I certainly remember the Twinkie Defense making the news (I was 13 at the time of these events) but really knew nothing about Milk until years later when I saw Rob Epstein’s 1984 documentary The Times of Harvey Milk, based on Randy Shilts’ 1982 biography The Mayor of Castro Street, and narrated by Harvey Fierstein. That movie was a revelation to me, for it seemed clear that this stupid tragedy probably set the cause of LGBTQ rights back by years. True leaders are both rare and indispensable. Milk had the charisma, the persuasive power, the political skill, and the crusading fervor to get things done. People listened to him. He changed minds. Among a million other things, it’s easy to imagine him leading the charge to get a federal response to the AIDS crisis, which hit just a few years after he was killed. Would he have made a difference? We’ll never know, but if he couldn’t have done it, no one could.

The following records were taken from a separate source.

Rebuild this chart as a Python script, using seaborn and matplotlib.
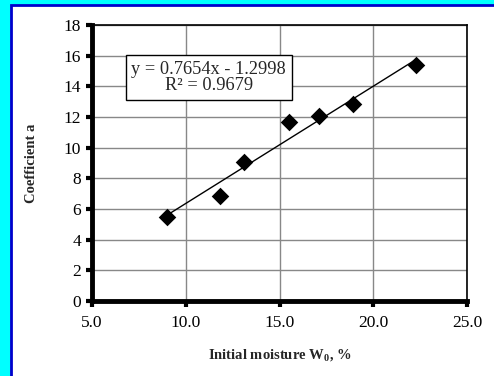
import matplotlib
matplotlib.use("Agg")
import matplotlib.pyplot as plt
from matplotlib.patches import Rectangle
import seaborn as sns
import pandas as pd

# moisture (%) vs coefficient a
moisture = [9.0, 11.8, 13.1, 15.5, 17.1, 18.9, 22.3]
coef_a = [5.5, 6.85, 9.05, 11.65, 12.05, 12.85, 15.4]
x_ticks = [5.0, 10.0, 15.0, 20.0, 25.0]
y_ticks = [0, 2, 4, 6, 8, 10, 12, 14, 16, 18]
fit_text = "y = 0.7654x - 1.2998\nR² = 0.9679"

df = pd.DataFrame({"W0": moisture, "a": coef_a})

sns.set_style("white")
plt.rcParams["font.family"] = ["Liberation Serif", "DejaVu Serif"]
plt.rcParams["mathtext.fontset"] = "custom"
plt.rcParams["mathtext.rm"] = "Liberation Serif"
plt.rcParams["mathtext.bf"] = "Liberation Serif:bold"

W, H = 494, 376
fig = plt.figure(figsize=(W / 100, H / 100), dpi=100)
fig.patch.set_facecolor("#00FFFF")

# white panel with blue frame (runs past the right/bottom edges)
panel = Rectangle((11.3 / W, -0.05), 1.1, 1 - 5.3 / H + 0.05,
                  transform=fig.transFigure, facecolor="white",
                  edgecolor="#0000CC", linewidth=2.0, zorder=0)
fig.patches.append(panel)

ax = fig.add_axes([92 / W, 1 - 301 / H, (467 - 92) / W, (301 - 25) / H])
ax.set_zorder(2)
ax.set_facecolor("white")

sns.regplot(data=df, x="W0", y="a", scatter=False, ci=None, truncate=True,
            line_kws={"color": "black", "linewidth": 1.0}, ax=ax)
sns.scatterplot(data=df, x="W0", y="a", marker="D", s=80, color="black",
                edgecolor="black", linewidth=0, zorder=5, ax=ax)

ax.set_xlim(5, 25)
ax.set_ylim(0, 18)
ax.set_xticks(x_ticks)
ax.set_xticklabels([f"{t:.1f}" for t in x_ticks])
ax.set_yticks(y_ticks)
ax.grid(True, color="#888888", linewidth=1.0)
ax.set_axisbelow(True)

for side in ["left", "bottom"]:
    ax.spines[side].set_linewidth(3.5)
    ax.spines[side].set_color("black")
for side in ["top", "right"]:
    ax.spines[side].set_linewidth(1.2)
    ax.spines[side].set_color("black")

ax.tick_params(axis="both", direction="out", length=4, width=3,
               labelsize=12.5, colors="black", pad=4, left=True, bottom=True)
ax.tick_params(axis="x", pad=6)

ax.set_xlabel("Initial moisture W$_\\mathbf{0}$, %", fontsize=10.5,
              fontweight="bold", labelpad=12)
ax.set_ylabel("Coefficient a", fontsize=10.5, fontweight="bold", labelpad=18)

ax.text((125.7 + 291.7) / 2 / W, 1 - 77.5 / H, fit_text, ha="center",
        va="center", fontsize=13.2, linespacing=1.0, zorder=10,
        transform=fig.transFigure,
        bbox=dict(boxstyle="square,pad=0.3", facecolor="white",
                  edgecolor="black", linewidth=1.0))

fig.savefig("out.png", dpi=100, facecolor=fig.get_facecolor())
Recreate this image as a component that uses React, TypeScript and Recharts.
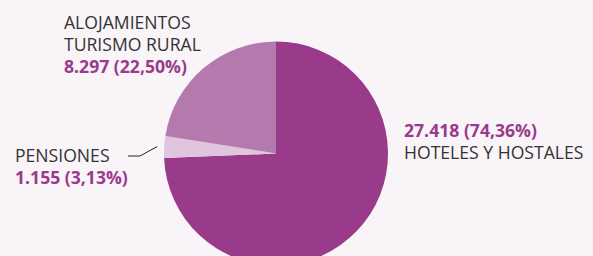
import { Pie, PieChart, Cell } from "recharts";

const names = ["HOTELES Y HOSTALES", "PENSIONES", "ALOJAMIENTOS TURISMO RURAL"];
const nameLines = [["HOTELES Y HOSTALES"], ["PENSIONES"], ["ALOJAMIENTOS", "TURISMO RURAL"]];
const values = [27418, 1155, 8297];
const percents = ["74,36%", "3,13%", "22,50%"];
const colors = ["#9a3a8b", "#dfc6de", "#b57aad"];

const data = names.map((name, i) => ({ name, value: values[i] }));

const fmt = (v: number) => v.toLocaleString("de-DE");

const FONT = "'Open Sans', sans-serif";
const VALUE_COLOR = "#9a3a8b";
const TEXT_COLOR = "#333";

// label anchor offsets from pie centre
const labelLayout = [
  { dx: 128, valueFirst: true, dy: -17 },
  { dx: -261, valueFirst: false, dy: 8 },
  { dx: -212, valueFirst: false, dy: -125 },
];
const LINE_H = 22;

function renderLabel(props: any) {
  const { cx, cy, index, midAngle, outerRadius } = props;
  const lay = labelLayout[index];
  const x = cx + lay.dx;
  const rows: { text: string; bold: boolean }[] = [];
  const valueRow = { text: `${fmt(values[index])} (${percents[index]})`, bold: true };
  if (lay.valueFirst) rows.push(valueRow);
  nameLines[index].forEach((t) => rows.push({ text: t, bold: false }));
  if (!lay.valueFirst) rows.push(valueRow);

  let line = null;
  if (index === 1) {
    const rad = (-midAngle * Math.PI) / 180;
    const ex = cx + (outerRadius + 7) * Math.cos(rad);
    const ey = cy + (outerRadius + 7) * Math.sin(rad);
    line = (
      <polyline
        points={`${cx - 148},${cy + 2.5} ${cx - 136},${cy + 2.5} ${ex},${ey}`}
        fill="none"
        stroke="#222"
        strokeWidth={1}
      />
    );
  }

  return (
    <g>
      {line}
      {rows.map((r, i) => (
        <text
          key={i}
          x={x}
          y={cy + lay.dy + i * LINE_H}
          textAnchor="start"
          fontFamily={FONT}
          fontSize={17.6}
          fontWeight={r.bold ? 700 : 400}
          fill={r.bold ? VALUE_COLOR : TEXT_COLOR}
        >
          {r.text}
        </text>
      ))}
    </g>
  );
}

export default function App() {
  return (
    <div style={{ position: "absolute", left: 0, top: 0, width: 593, height: 256, background: "#f9f4f8" }}>
      <PieChart width={593} height={256} margin={{ top: 0, right: 0, bottom: 0, left: 0 }}>
        <Pie
          data={data}
          dataKey="value"
          cx={276}
          cy={153.5}
          outerRadius={112}
          startAngle={90}
          endAngle={-270}
          stroke="none"
          label={renderLabel}
          labelLine={false}
          isAnimationActive={false}
        >
          {data.map((d, i) => (
            <Cell key={d.name} fill={colors[i]} />
          ))}
        </Pie>
      </PieChart>
    </div>
  );
}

The tragic trajectory of Milk’s life and death naturally lent itself to dramatization. My old MacDowell cohort Stewart Wallace composed the opera Harvey Milk, which premiered in 1995.

In 2008, the story was adapted into the bio-pic Milk, directed by Gus Van Sant. Sean Penn won a well-deserved Oscar for his performance in the title role, with Josh Brolin also well-cast as White, and Victor Garber as Moscone.

There’s also Andrew Lippa’s 2014 oratorio I Am Harvey Milk. There is a great interview with the composer about it here.

The SFO Museum has a terrific online exhibit of photos from Milk’s life. It’s worth checking out; my favorite in the collection shows him outside the theatre where Hair is playing, during his hairy hippie phase. Find it here.

A life to be celebrated; a loss to be mourned. Harvey Milk had a much greater role to play on the world stage. His premature exit hurt us all.